§ **Your task**: Print exactly the lines from the first one down to the line that contains "0.3, 0.12, 0.08]", both included, and skip the pictures.
----
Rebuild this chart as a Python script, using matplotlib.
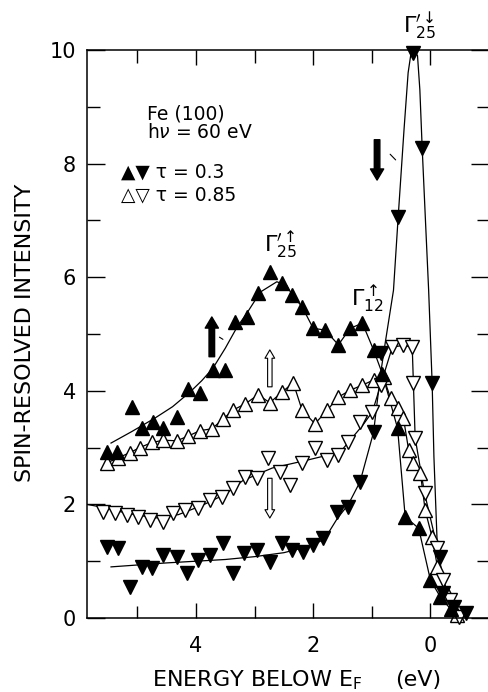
import matplotlib
matplotlib.use("Agg")
import matplotlib.pyplot as plt

# tau = 0.3, spin up (filled up triangles)
up03_e = [5.52, 5.35, 5.09, 4.92, 4.73, 4.56, 4.33, 4.13, 3.93, 3.71, 3.5, 3.33, 3.13, 2.94, 2.74,
          2.53, 2.36, 2.19, 2.0, 1.8, 1.57, 1.37, 1.16, 0.97, 0.82, 0.56, 0.43, 0.2, 0.0, -0.17, -0.35]
up03_i = [2.92, 2.92, 3.72, 3.35, 3.45, 3.35, 3.54, 4.03, 3.96, 4.37, 4.37, 5.21, 5.3, 5.72, 6.09,
          5.9, 5.69, 5.48, 5.1, 5.07, 4.81, 5.1, 5.19, 4.72, 4.3, 3.34, 1.78, 1.58, 0.67, 0.37, 0.15]
up03_fit_e = [5.45, 5.1, 4.7, 4.4, 4.1, 3.9, 3.71, 3.5, 3.3, 3.13, 2.9, 2.62, 2.45, 2.36, 2.19, 2.0,
              1.8, 1.57, 1.37, 1.16, 0.97, 0.82, 0.56, 0.43, 0.2, 0.0, -0.17, -0.35]
up03_fit_i = [3.08, 3.28, 3.52, 3.72, 3.98, 4.18, 4.4, 4.75, 5.12, 5.37, 5.74, 5.92, 5.85, 5.69, 5.48, 5.1,
              5.07, 4.81, 5.1, 5.19, 4.72, 4.3, 3.34, 1.78, 1.58, 0.67, 0.37, 0.15]

# tau = 0.3, spin down (filled down triangles)
dn03_e = [5.52, 5.33, 5.13, 4.92, 4.75, 4.56, 4.33, 4.15, 3.97, 3.76, 3.54, 3.37, 3.18, 2.96, 2.74,
          2.53, 2.36, 2.17, 2.0, 1.83, 1.59, 1.40, 1.20, 0.97, 0.85, 0.55, 0.30, 0.14, -0.03, -0.17,
          -0.22, -0.4, -0.6]
dn03_i = [1.25, 1.23, 0.55, 0.90, 0.88, 1.11, 1.07, 0.79, 1.02, 1.11, 1.32, 0.79, 1.14, 1.2, 0.99,
          1.32, 1.2, 1.16, 1.29, 1.41, 1.87, 1.96, 2.39, 3.27, 4.66, 7.06, 9.95, 8.27, 4.13, 1.07,
          0.44, 0.2, 0.09]
dn03_fit_e = [5.45, 4.5, 3.5, 3.0, 2.5, 2.0, 1.8, 1.59, 1.4, 1.2, 0.97, 0.85, 0.77, 0.63, 0.55, 0.45,
              0.38, 0.33, 0.28, 0.22, 0.18, 0.14, 0.08, 0.03, -0.03, -0.06, -0.12, -0.2, -0.34, -0.5, -0.6]
dn03_fit_i = [0.9, 0.97, 1.03, 1.08, 1.15, 1.28, 1.4, 1.75, 2.0, 2.4, 3.27, 4.3, 4.85, 5.77, 7.06, 8.6,
              9.6, 9.95, 10.0, 9.9, 9.3, 8.27, 6.9, 5.77, 4.13, 2.84, 1.2, 0.6, 0.3, 0.12, 0.08]

# tau = 0.85, spin up (open up triangles)
up085_e = [5.52, 5.33, 5.13, 4.96, 4.75, 4.56, 4.33, 4.14, 3.93, 3.73, 3.54, 3.37, 3.16, 2.94, 2.74,
           2.53, 2.34, 2.19, 1.97, 1.76, 1.57, 1.37, 1.16, 0.97, 0.8, 0.68, 0.55, 0.46, 0.37, 0.29,
           0.17, 0.09, -0.03, -0.12, -0.29, -0.46]
up085_i = [2.73, 2.82, 2.91, 3.0, 3.09, 3.13, 3.12, 3.2, 3.3, 3.33, 3.5, 3.66, 3.77, 3.93, 3.79,
           3.98, 4.14, 3.66, 3.42, 3.66, 3.89, 4.01, 4.1, 4.19, 4.24, 3.87, 3.69, 3.52, 2.95, 2.73,
           2.55, 1.9, 1.42, 0.9, 0.44, 0.05]

# tau = 0.85, spin down (open down triangles)
dn085_e = [5.59, 5.38, 5.18, 4.99, 4.79, 4.56, 4.39, 4.19, 3.97, 3.76, 3.56, 3.37, 3.16, 2.96, 2.77,
           2.56, 2.39, 2.19, 1.97, 1.76, 1.57, 1.40, 1.20, 0.99, 0.85, 0.65, 0.46, 0.31, 0.29, 0.26,
           0.1, -0.12, -0.22, -0.34, -0.48]
dn085_i = [1.87, 1.85, 1.81, 1.78, 1.73, 1.69, 1.85, 1.90, 1.94, 2.08, 2.13, 2.29, 2.48, 2.46, 2.82,
           2.57, 2.34, 2.73, 3.0, 2.78, 2.87, 3.1, 3.45, 3.63, 4.1, 4.77, 4.8, 4.77, 4.13, 3.17,
           2.2, 1.23, 0.67, 0.32, 0.02]
dn085_fit_e = [5.86, 5.6, 5.2, 4.7, 4.3, 3.9, 3.5, 3.2, 2.7, 2.1, 1.54, 1.15, 0.99, 0.85, 0.65, 0.46,
               0.31, 0.29, 0.26, 0.1, -0.12, -0.22, -0.34, -0.48]
dn085_fit_i = [2.0, 1.95, 1.85, 1.76, 1.82, 1.98, 2.18, 2.42, 2.64, 2.78, 2.92, 3.4, 3.63, 4.1, 4.77, 4.8,
               4.77, 4.13, 3.17, 2.2, 1.23, 0.67, 0.32, 0.02]

plt.rcParams['font.family'] = ['DejaVu Sans']
plt.rcParams['mathtext.fontset'] = 'dejavusans'

fig = plt.figure(figsize=(4.89, 6.92), dpi=100)
ax = fig.add_axes([87 / 489, 74 / 692, 402 / 489, 568 / 692])

lw = 0.9
ms = 9.5
ax.plot(up03_fit_e, up03_fit_i, color='black', lw=lw)
ax.plot(dn03_fit_e, dn03_fit_i, color='black', lw=lw)
ax.plot(up085_e, up085_i, color='black', lw=lw)
ax.plot(dn085_fit_e, dn085_fit_i, color='black', lw=lw)

ax.plot(up085_e, up085_i, ls='none', marker='^', ms=ms, mfc='white', mec='black', mew=1.0, clip_on=False)
ax.plot(dn085_e, dn085_i, ls='none', marker='v', ms=ms, mfc='white', mec='black', mew=1.0, clip_on=False)
ax.plot(up03_e, up03_i, ls='none', marker='^', ms=ms, color='black', clip_on=False)
ax.plot(dn03_e, dn03_i, ls='none', marker='v', ms=ms, color='black', clip_on=False)

ax.set_xlim(5.86, -1.0)
ax.set_ylim(0, 10)
ax.set_xticks([4, 2, 0])
ax.set_xticks([5, 3, 1], minor=True)
ax.set_yticks([0, 2, 4, 6, 8, 10])
ax.set_yticks([1, 3, 5, 7, 9], minor=True)
ax.tick_params(axis='both', which='both', direction='in', width=1.0, labelsize=15)
ax.tick_params(axis='y', which='major', length=13, pad=8, left=True, right=True)
ax.tick_params(axis='y', which='minor', length=9, left=True, right=True)
ax.tick_params(axis='x', which='major', length=11, pad=13, top=True, bottom=True)
ax.tick_params(axis='x', which='minor', length=9, top=True, bottom=True)
ax.spines['right'].set_visible(False)
for s in ['left', 'top', 'bottom']:
    ax.spines[s].set_linewidth(1.1)

fig.text(25 / 489, 1 - 333 / 692, 'SPIN-RESOLVED INTENSITY', rotation=90, ha='center', va='center', fontsize=16)
fig.text(152 / 489, 1 - 680 / 692, r'ENERGY BELOW E$_\mathregular{F}$', ha='left', va='center', fontsize=16)
fig.text(395 / 489, 1 - 680 / 692, '(eV)', ha='left', va='center', fontsize=16)

ax.text(4.84, 8.87, 'Fe (100)', fontsize=13.5, va='center')
ax.text(4.84, 8.55, r'h$\nu$ = 60 eV', fontsize=13.5, va='center')
ax.text(5.28, 7.85, '\u25B2\u25BC \u03C4 = 0.3', fontsize=13.5, va='center')
ax.text(5.28, 7.45, '\u25B3\u25BD \u03C4 = 0.85', fontsize=13.5, va='center')

ax.text(0.18, 10.15, r"$\Gamma_{25}^{\prime\downarrow}$", fontsize=16, ha='center', va='bottom', clip_on=False)
ax.text(2.56, 6.3, r"$\Gamma_{25}^{\prime\uparrow}$", fontsize=16, ha='center', va='bottom')
ax.text(1.08, 5.35, r"$\Gamma_{12}^{\uparrow}$", fontsize=16, ha='center', va='bottom')

solid = dict(width=4.0, headwidth=9.5, headlength=8, facecolor='black', edgecolor='black', shrink=0)
hollow = dict(width=3.2, headwidth=7, headlength=6, facecolor='white', edgecolor='black', lw=0.8, shrink=0)
ax.annotate('', xy=(3.73, 5.3), xytext=(3.73, 4.6), arrowprops=solid)
ax.annotate('', xy=(0.91, 7.71), xytext=(0.91, 8.42), arrowprops=solid)
ax.annotate('', xy=(2.74, 4.72), xytext=(2.74, 4.07), arrowprops=hollow)
ax.annotate('', xy=(2.74, 1.76), xytext=(2.74, 2.46), arrowprops=hollow)
ax.annotate('', xy=(3.5, 4.88), xytext=(3.64, 4.97), arrowprops=dict(arrowstyle='-', lw=0.8))
ax.annotate('', xy=(0.56, 8.03), xytext=(0.72, 8.2), arrowprops=dict(arrowstyle='-', lw=0.8))

plt.savefig('out.png', dpi=100)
----
§ **Full answer**:
Rebuild this chart as a Python script, using matplotlib.
import matplotlib
matplotlib.use("Agg")
import matplotlib.pyplot as plt

# tau = 0.3, spin up (filled up triangles)
up03_e = [5.52, 5.35, 5.09, 4.92, 4.73, 4.56, 4.33, 4.13, 3.93, 3.71, 3.5, 3.33, 3.13, 2.94, 2.74,
          2.53, 2.36, 2.19, 2.0, 1.8, 1.57, 1.37, 1.16, 0.97, 0.82, 0.56, 0.43, 0.2, 0.0, -0.17, -0.35]
up03_i = [2.92, 2.92, 3.72, 3.35, 3.45, 3.35, 3.54, 4.03, 3.96, 4.37, 4.37, 5.21, 5.3, 5.72, 6.09,
          5.9, 5.69, 5.48, 5.1, 5.07, 4.81, 5.1, 5.19, 4.72, 4.3, 3.34, 1.78, 1.58, 0.67, 0.37, 0.15]
up03_fit_e = [5.45, 5.1, 4.7, 4.4, 4.1, 3.9, 3.71, 3.5, 3.3, 3.13, 2.9, 2.62, 2.45, 2.36, 2.19, 2.0,
              1.8, 1.57, 1.37, 1.16, 0.97, 0.82, 0.56, 0.43, 0.2, 0.0, -0.17, -0.35]
up03_fit_i = [3.08, 3.28, 3.52, 3.72, 3.98, 4.18, 4.4, 4.75, 5.12, 5.37, 5.74, 5.92, 5.85, 5.69, 5.48, 5.1,
              5.07, 4.81, 5.1, 5.19, 4.72, 4.3, 3.34, 1.78, 1.58, 0.67, 0.37, 0.15]

# tau = 0.3, spin down (filled down triangles)
dn03_e = [5.52, 5.33, 5.13, 4.92, 4.75, 4.56, 4.33, 4.15, 3.97, 3.76, 3.54, 3.37, 3.18, 2.96, 2.74,
          2.53, 2.36, 2.17, 2.0, 1.83, 1.59, 1.40, 1.20, 0.97, 0.85, 0.55, 0.30, 0.14, -0.03, -0.17,
          -0.22, -0.4, -0.6]
dn03_i = [1.25, 1.23, 0.55, 0.90, 0.88, 1.11, 1.07, 0.79, 1.02, 1.11, 1.32, 0.79, 1.14, 1.2, 0.99,
          1.32, 1.2, 1.16, 1.29, 1.41, 1.87, 1.96, 2.39, 3.27, 4.66, 7.06, 9.95, 8.27, 4.13, 1.07,
          0.44, 0.2, 0.09]
dn03_fit_e = [5.45, 4.5, 3.5, 3.0, 2.5, 2.0, 1.8, 1.59, 1.4, 1.2, 0.97, 0.85, 0.77, 0.63, 0.55, 0.45,
              0.38, 0.33, 0.28, 0.22, 0.18, 0.14, 0.08, 0.03, -0.03, -0.06, -0.12, -0.2, -0.34, -0.5, -0.6]
dn03_fit_i = [0.9, 0.97, 1.03, 1.08, 1.15, 1.28, 1.4, 1.75, 2.0, 2.4, 3.27, 4.3, 4.85, 5.77, 7.06, 8.6,
              9.6, 9.95, 10.0, 9.9, 9.3, 8.27, 6.9, 5.77, 4.13, 2.84, 1.2, 0.6, 0.3, 0.12, 0.08]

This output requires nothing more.